CHALLENGE —
Transcribe the whole listing without a single picture.
— start —
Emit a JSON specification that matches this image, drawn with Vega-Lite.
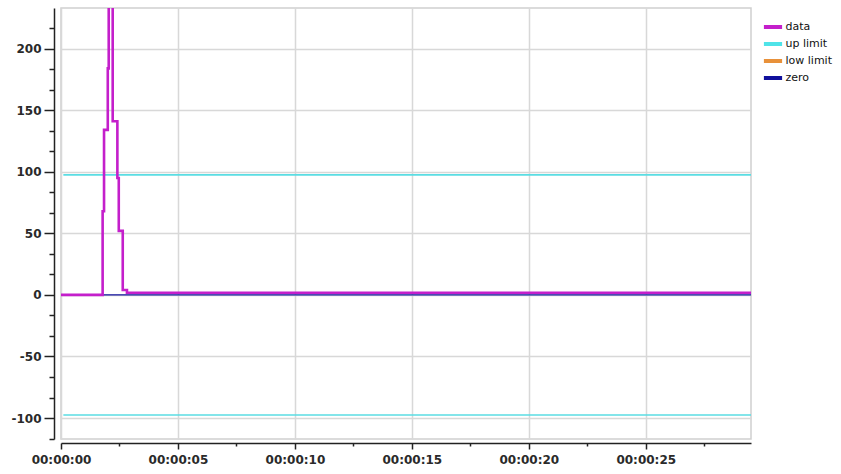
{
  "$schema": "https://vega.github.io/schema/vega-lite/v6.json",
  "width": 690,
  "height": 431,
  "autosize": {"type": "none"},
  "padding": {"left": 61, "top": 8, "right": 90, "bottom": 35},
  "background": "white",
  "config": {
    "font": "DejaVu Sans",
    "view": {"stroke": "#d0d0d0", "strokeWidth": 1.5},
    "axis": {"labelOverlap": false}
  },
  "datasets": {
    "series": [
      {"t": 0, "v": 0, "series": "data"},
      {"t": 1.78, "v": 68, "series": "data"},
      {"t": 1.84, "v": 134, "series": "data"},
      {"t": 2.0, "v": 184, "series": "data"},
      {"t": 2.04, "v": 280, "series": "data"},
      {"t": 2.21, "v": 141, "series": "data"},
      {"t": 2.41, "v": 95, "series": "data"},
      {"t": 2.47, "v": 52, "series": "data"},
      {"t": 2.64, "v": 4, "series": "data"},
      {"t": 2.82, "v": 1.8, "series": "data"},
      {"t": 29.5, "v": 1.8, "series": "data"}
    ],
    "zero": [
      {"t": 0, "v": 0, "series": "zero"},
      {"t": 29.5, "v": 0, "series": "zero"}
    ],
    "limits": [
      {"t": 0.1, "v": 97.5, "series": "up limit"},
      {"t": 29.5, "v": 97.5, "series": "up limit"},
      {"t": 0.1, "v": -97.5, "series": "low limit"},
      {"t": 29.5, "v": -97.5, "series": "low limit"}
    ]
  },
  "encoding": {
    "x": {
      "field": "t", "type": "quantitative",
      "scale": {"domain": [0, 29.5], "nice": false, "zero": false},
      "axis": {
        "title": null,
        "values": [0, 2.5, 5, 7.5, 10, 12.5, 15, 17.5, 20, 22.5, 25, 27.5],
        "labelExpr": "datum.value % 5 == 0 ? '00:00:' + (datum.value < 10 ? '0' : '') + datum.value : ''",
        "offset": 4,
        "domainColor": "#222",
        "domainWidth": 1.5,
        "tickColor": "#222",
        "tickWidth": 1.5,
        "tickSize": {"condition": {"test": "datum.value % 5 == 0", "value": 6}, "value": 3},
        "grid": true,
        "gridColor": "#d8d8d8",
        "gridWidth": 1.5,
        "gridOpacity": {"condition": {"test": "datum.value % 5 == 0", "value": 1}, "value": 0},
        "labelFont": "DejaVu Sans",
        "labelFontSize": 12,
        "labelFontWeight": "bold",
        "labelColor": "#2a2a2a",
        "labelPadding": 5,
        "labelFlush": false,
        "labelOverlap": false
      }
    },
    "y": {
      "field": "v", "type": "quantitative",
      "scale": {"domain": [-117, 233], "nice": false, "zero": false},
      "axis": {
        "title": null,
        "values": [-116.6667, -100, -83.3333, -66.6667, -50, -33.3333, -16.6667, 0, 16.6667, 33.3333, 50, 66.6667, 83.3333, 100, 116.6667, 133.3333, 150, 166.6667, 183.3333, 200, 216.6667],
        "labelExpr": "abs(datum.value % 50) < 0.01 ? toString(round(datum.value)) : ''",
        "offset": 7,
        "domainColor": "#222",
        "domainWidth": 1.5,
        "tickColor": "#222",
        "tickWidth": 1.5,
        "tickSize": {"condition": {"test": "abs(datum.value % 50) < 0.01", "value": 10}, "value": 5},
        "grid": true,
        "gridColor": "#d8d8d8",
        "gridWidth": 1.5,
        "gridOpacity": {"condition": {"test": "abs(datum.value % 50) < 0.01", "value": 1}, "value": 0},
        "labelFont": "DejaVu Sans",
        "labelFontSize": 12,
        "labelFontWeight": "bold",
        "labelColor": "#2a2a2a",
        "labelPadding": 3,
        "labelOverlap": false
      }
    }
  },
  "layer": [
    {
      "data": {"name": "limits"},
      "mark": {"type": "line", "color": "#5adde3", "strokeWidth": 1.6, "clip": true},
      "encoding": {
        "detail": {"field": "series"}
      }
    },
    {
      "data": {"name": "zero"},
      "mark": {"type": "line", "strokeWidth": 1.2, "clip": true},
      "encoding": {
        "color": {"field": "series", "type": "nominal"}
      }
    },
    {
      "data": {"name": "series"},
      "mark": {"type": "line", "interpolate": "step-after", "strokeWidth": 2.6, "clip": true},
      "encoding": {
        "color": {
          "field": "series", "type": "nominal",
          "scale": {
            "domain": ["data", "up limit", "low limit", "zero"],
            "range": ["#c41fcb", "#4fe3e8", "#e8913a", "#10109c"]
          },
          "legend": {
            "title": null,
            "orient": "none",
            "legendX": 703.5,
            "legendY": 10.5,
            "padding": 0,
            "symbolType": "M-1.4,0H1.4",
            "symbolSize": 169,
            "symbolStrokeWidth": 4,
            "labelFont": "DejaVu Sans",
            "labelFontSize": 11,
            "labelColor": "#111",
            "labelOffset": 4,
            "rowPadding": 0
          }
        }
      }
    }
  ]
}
— end —
ANSWER TO THIS PROBLEM —
Emit a JSON specification that matches this image, drawn with Vega-Lite.
{
  "$schema": "https://vega.github.io/schema/vega-lite/v6.json",
  "width": 690,
  "height": 431,
  "autosize": {"type": "none"},
  "padding": {"left": 61, "top": 8, "right": 90, "bottom": 35},
  "background": "white",
  "config": {
    "font": "DejaVu Sans",
    "view": {"stroke": "#d0d0d0", "strokeWidth": 1.5},
    "axis": {"labelOverlap": false}
  },
  "datasets": {
    "series": [
      {"t": 0, "v": 0, "series": "data"},
      {"t": 1.78, "v": 68, "series": "data"},
      {"t": 1.84, "v": 134, "series": "data"},
      {"t": 2.0, "v": 184, "series": "data"},
      {"t": 2.04, "v": 280, "series": "data"},
      {"t": 2.21, "v": 141, "series": "data"},
      {"t": 2.41, "v": 95, "series": "data"},
      {"t": 2.47, "v": 52, "series": "data"},
      {"t": 2.64, "v": 4, "series": "data"},
      {"t": 2.82, "v": 1.8, "series": "data"},
      {"t": 29.5, "v": 1.8, "series": "data"}
    ],
    "zero": [
      {"t": 0, "v": 0, "series": "zero"},
      {"t": 29.5, "v": 0, "series": "zero"}
    ],
    "limits": [
      {"t": 0.1, "v": 97.5, "series": "up limit"},
      {"t": 29.5, "v": 97.5, "series": "up limit"},
      {"t": 0.1, "v": -97.5, "series": "low limit"},
      {"t": 29.5, "v": -97.5, "series": "low limit"}
    ]
  },
  "encoding": {
    "x": {
      "field": "t", "type": "quantitative",
      "scale": {"domain": [0, 29.5], "nice": false, "zero": false},
      "axis": {
        "title": null,
        "values": [0, 2.5, 5, 7.5, 10, 12.5, 15, 17.5, 20, 22.5, 25, 27.5],
        "labelExpr": "datum.value % 5 == 0 ? '00:00:' + (datum.value < 10 ? '0' : '') + datum.value : ''",
        "offset": 4,
        "domainColor": "#222",
        "domainWidth": 1.5,
        "tickColor": "#222",
        "tickWidth": 1.5,
        "tickSize": {"condition": {"test": "datum.value % 5 == 0", "value": 6}, "value": 3},
        "grid": true,
        "gridColor": "#d8d8d8",
        "gridWidth": 1.5,
        "gridOpacity": {"condition": {"test": "datum.value % 5 == 0", "value": 1}, "value": 0},
        "labelFont": "DejaVu Sans",
        "labelFontSize": 12,
        "labelFontWeight": "bold",
        "labelColor": "#2a2a2a",
        "labelPadding": 5,
        "labelFlush": false,
        "labelOverlap": false
      }
    },
    "y": {
      "field": "v", "type": "quantitative",
      "scale": {"domain": [-117, 233], "nice": false, "zero": false},
      "axis": {
        "title": null,
        "values": [-116.6667, -100, -83.3333, -66.6667, -50, -33.3333, -16.6667, 0, 16.6667, 33.3333, 50, 66.6667, 83.3333, 100, 116.6667, 133.3333, 150, 166.6667, 183.3333, 200, 216.6667],
        "labelExpr": "abs(datum.value % 50) < 0.01 ? toString(round(datum.value)) : ''",
        "offset": 7,
        "domainColor": "#222",
        "domainWidth": 1.5,
        "tickColor": "#222",
        "tickWidth": 1.5,
        "tickSize": {"condition": {"test": "abs(datum.value % 50) < 0.01", "value": 10}, "value": 5},
        "grid": true,
        "gridColor": "#d8d8d8",
        "gridWidth": 1.5,
        "gridOpacity": {"condition": {"test": "abs(datum.value % 50) < 0.01", "value": 1}, "value": 0},
        "labelFont": "DejaVu Sans",
        "labelFontSize": 12,
        "labelFontWeight": "bold",
        "labelColor": "#2a2a2a",
        "labelPadding": 3,
        "labelOverlap": false
      }
    }
  },
  "layer": [
    {
      "data": {"name": "limits"},
      "mark": {"type": "line", "color": "#5adde3", "strokeWidth": 1.6, "clip": true},
      "encoding": {
        "detail": {"field": "series"}
      }
    },
    {
      "data": {"name": "zero"},
      "mark": {"type": "line", "strokeWidth": 1.2, "clip": true},
      "encoding": {
        "color": {"field": "series", "type": "nominal"}
      }
    },
    {
      "data": {"name": "series"},
      "mark": {"type": "line", "interpolate": "step-after", "strokeWidth": 2.6, "clip": true},
      "encoding": {
        "color": {
          "field": "series", "type": "nominal",
          "scale": {
            "domain": ["data", "up limit", "low limit", "zero"],
            "range": ["#c41fcb", "#4fe3e8", "#e8913a", "#10109c"]
          },
          "legend": {
            "title": null,
            "orient": "none",
            "legendX": 703.5,
            "legendY": 10.5,
            "padding": 0,
            "symbolType": "M-1.4,0H1.4",
            "symbolSize": 169,
            "symbolStrokeWidth": 4,
            "labelFont": "DejaVu Sans",
            "labelFontSize": 11,
            "labelColor": "#111",
            "labelOffset": 4,
            "rowPadding": 0
          }
        }
      }
    }
  ]
}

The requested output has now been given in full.